In the title-track, Sing, wearing the sky, to a text by the 14th-century Sufi mystic Lalla, Runestad captures what he describes as ‘the metaphor of dancing while feeling free or naked’ with sensuous Indian abandon leading to incongruously homespun Americana, sung gloriously throughout by mezzo-soprano Kali Paguirigan, vividly scored with an exhilarating violin solo and an upsurge of energy ending in a superb climax.
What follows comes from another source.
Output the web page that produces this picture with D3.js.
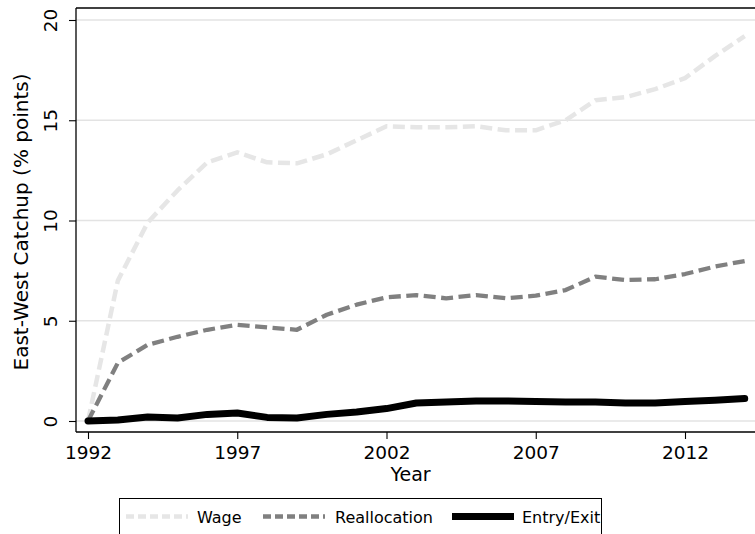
<!DOCTYPE html>
<html>
<head>
<meta charset="utf-8">
<script src="https://cdn.jsdelivr.net/npm/d3@7"></script>
<style>
  body { margin: 0; background: #fff; }
  svg { display: block; font-family: "DejaVu Sans", sans-serif; }
</style>
</head>
<body>
<svg id="chart" width="755" height="534"></svg>
<script>
const years = d3.range(1992, 2015);
const wage = [0, 7.0, 9.9, 11.5, 12.9, 13.4, 12.9, 12.85, 13.3, 14.0, 14.7, 14.65, 14.65, 14.7, 14.5, 14.5, 15.0, 16.0, 16.15, 16.55, 17.1, 18.2, 19.2];
const reallocation = [0, 2.9, 3.8, 4.2, 4.55, 4.8, 4.67, 4.55, 5.3, 5.8, 6.17, 6.28, 6.12, 6.28, 6.12, 6.25, 6.53, 7.2, 7.03, 7.07, 7.33, 7.7, 7.98];
const entryExit = [0, 0.05, 0.2, 0.15, 0.33, 0.4, 0.18, 0.15, 0.33, 0.45, 0.62, 0.9, 0.95, 1.0, 1.0, 0.97, 0.95, 0.95, 0.9, 0.9, 0.97, 1.03, 1.12];
const xTicks = [1992, 1997, 2002, 2007, 2012];
const yTicks = [0, 5, 10, 15, 20];

const svg = d3.select("#chart");
const plotLeft = 76, plotTop = 8, plotRight = 755, plotBottom = 432;

const x = d3.scaleLinear().domain([1992, 2012]).range([88, 685]);
const y = d3.scaleLinear().domain([0, 20]).range([421, 20]);

// gridlines
svg.append("g").selectAll("line")
    .data(yTicks)
    .join("line")
    .attr("x1", plotLeft).attr("x2", plotRight)
    .attr("y1", d => y(d)).attr("y2", d => y(d))
    .attr("stroke", "#e3e3e3")
    .attr("stroke-width", 1.5);

const series = [
    {name: "Wage", values: wage, color: "#e6e6e6", width: 4.5, dash: "12,5.5", legendDash: "8,4"},
    {name: "Reallocation", values: reallocation, color: "#808080", width: 4.3, dash: "12,5.5", legendDash: "8,4"},
    {name: "Entry/Exit", values: entryExit, color: "#000", width: 7, dash: null, legendDash: null}
];

const line = d3.line()
    .x((d, i) => x(years[i]))
    .y(d => y(d));

series.forEach(s => {
    svg.append("path")
        .datum(s.values)
        .attr("d", line)
        .attr("fill", "none")
        .attr("stroke", s.color)
        .attr("stroke-width", s.width)
        .attr("stroke-linecap", s.dash ? "butt" : "round")
        .attr("stroke-linejoin", "round")
        .attr("stroke-dasharray", s.dash);
});

// frame: top line, left axis, bottom axis
svg.append("line")
    .attr("x1", plotLeft).attr("x2", plotRight).attr("y1", plotTop).attr("y2", plotTop)
    .attr("stroke", "#000").attr("stroke-width", 1.3);

const xAxis = svg.append("g")
    .attr("transform", `translate(0,${plotBottom})`)
    .call(d3.axisBottom(x).tickValues(xTicks).tickFormat(d3.format("d")).tickSize(7).tickSizeOuter(0));
xAxis.select(".domain").attr("d", `M${plotLeft},0H${plotRight}`).attr("stroke-width", 1.3);
xAxis.selectAll(".tick line").attr("stroke-width", 1.1);
xAxis.selectAll(".tick text")
    .attr("font-size", 18.5)
    .attr("font-family", "DejaVu Sans")
    .attr("fill", "#000")
    .attr("dy", null)
    .attr("y", 27);

const yAxis = svg.append("g")
    .attr("transform", `translate(${plotLeft},0)`)
    .call(d3.axisLeft(y).tickValues(yTicks).tickSize(7).tickSizeOuter(0));
yAxis.select(".domain").attr("d", `M0,${plotTop}V${plotBottom}`).attr("stroke-width", 1.3);
yAxis.selectAll(".tick line").attr("stroke-width", 1.1);
yAxis.selectAll(".tick text")
    .attr("font-size", 18.5)
    .attr("font-family", "DejaVu Sans")
    .attr("fill", "#000")
    .attr("x", null).attr("dy", null)
    .attr("text-anchor", "middle")
    .attr("transform", "translate(-19,0) rotate(-90)");

svg.append("text")
    .attr("x", (plotLeft + plotRight) / 2 - 5).attr("y", 481)
    .attr("text-anchor", "middle")
    .attr("font-size", 19)
    .text("Year");

svg.append("text")
    .attr("transform", "translate(28,222) rotate(-90)")
    .attr("text-anchor", "middle")
    .attr("font-size", 20)
    .text("East-West Catchup (% points)");

// legend
svg.append("rect")
    .attr("x", 119.5).attr("y", 498.5)
    .attr("width", 482).attr("height", 45)
    .attr("fill", "#fff")
    .attr("stroke", "#000").attr("stroke-width", 1);

const legendPos = [
    {lx: 126, tx: 197},
    {lx: 263, tx: 335},
    {lx: 452, tx: 522}
];
series.forEach((s, i) => {
    const p = legendPos[i];
    svg.append("line")
        .attr("x1", p.lx).attr("x2", p.lx + 62)
        .attr("y1", 516.5).attr("y2", 516.5)
        .attr("stroke", s.color)
        .attr("stroke-width", s.width)
        .attr("stroke-dasharray", s.legendDash);
    svg.append("text")
        .attr("x", p.tx).attr("y", 523)
        .attr("font-size", 16)
        .text(s.name);
});
</script>
</body>
</html>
The Secret of the Sea, to texts by Whitman, Longfellow, Hilda Doolittle and the Inuit shaman Uvavnuk, and inspired by the Sydney Opera House, where it was premiered, arises out of an Impressionistic haze and seduces with another memorable piano melody. Some heavy-duty choral work recalling Nevsky and Orff, intense and fragile at the same time, further charges Runestad’s musical moodscape.